Philip Parker is a Professor of Marketing at INSEAD and the INSEAD Chaired Professor of Management Science and is the program director of the Business Strategy for HR Leaders Executive Education program.

Summary

Parker shows how factors such as income, aggregate savings, investment, technology, entrepreneurship, production, and outputs per worker are influenced by the more fundamental principles of physics and physiology.According to Philip Parker, the relationship between physics-based physiology and macroeconomics may come to dominate explanations of economic growth. His argument focuses on the so-called equatorial paradox—the phenomenon that a country's latitude explains up to 70 percent of cross-country variances in per capita income. After introducing concepts from physics and physiology as the building blocks of homeostatic utility, he explains the role of homeostatic utility in economic growth.
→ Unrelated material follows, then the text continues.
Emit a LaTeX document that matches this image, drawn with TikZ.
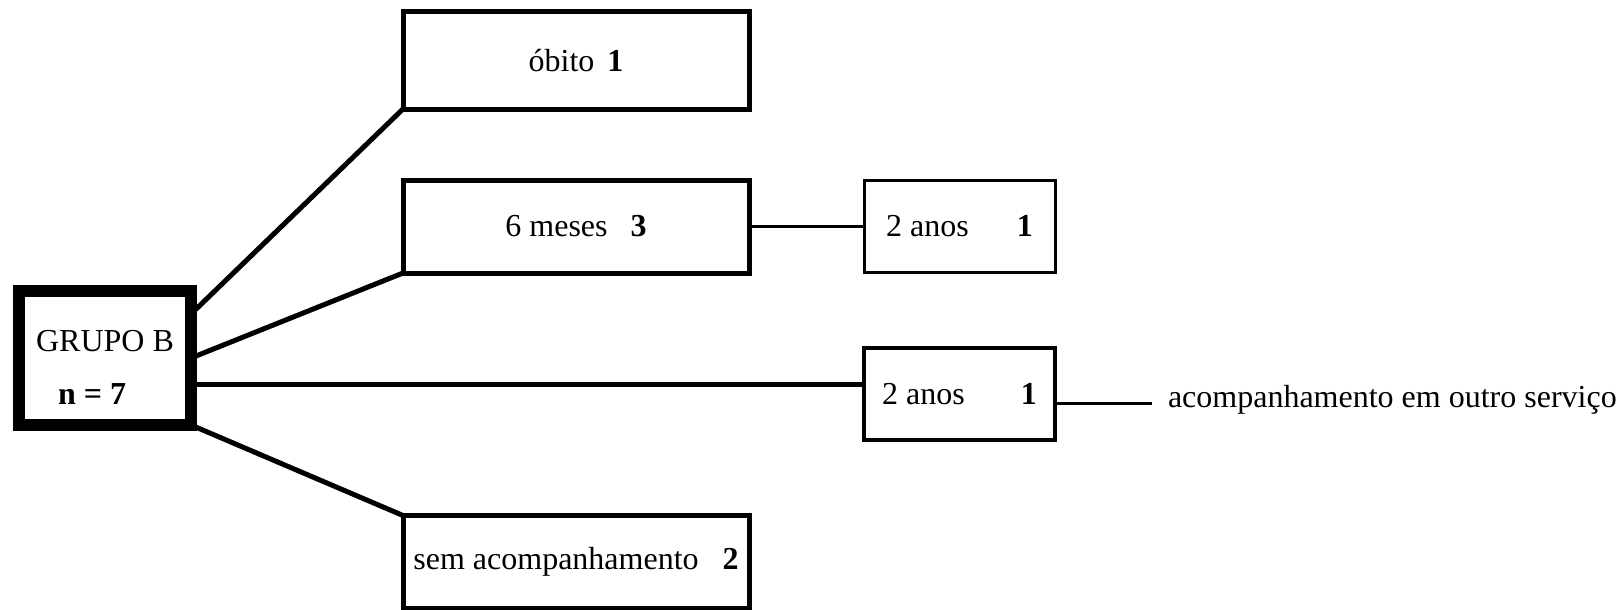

Specifically, he shows that a country's performance is gauged not by its absolute level of income or consumption, but by how far it is from a homeostatic steady state governed by what he calls physioeconomics. Countries closer to their homeostatic steady state grow more slowly than those farther away. Parker shows how factors such as income, aggregate savings, investment, technology, entrepreneurship, production, and outputs per worker are influenced by the more fundamental principles of physics and physiology. He focuses particularly on the hypothalamus, the part of the brain that drives motivation, monitors homeostasis, and ultimately keeps us alive via neural, autonomic, and hormonal adjustments. He presents evidence that long-run growth can be attributed to variances in hypothalmic activity. A physioeconomic approach to growth can lead to better economic policies, measures of performance, and predictions of progress. To take just one example, policymakers would be quicker to realize that food aid to warmer regions can destroy local farming economies that supply adequate caloric needs at a lower steady state.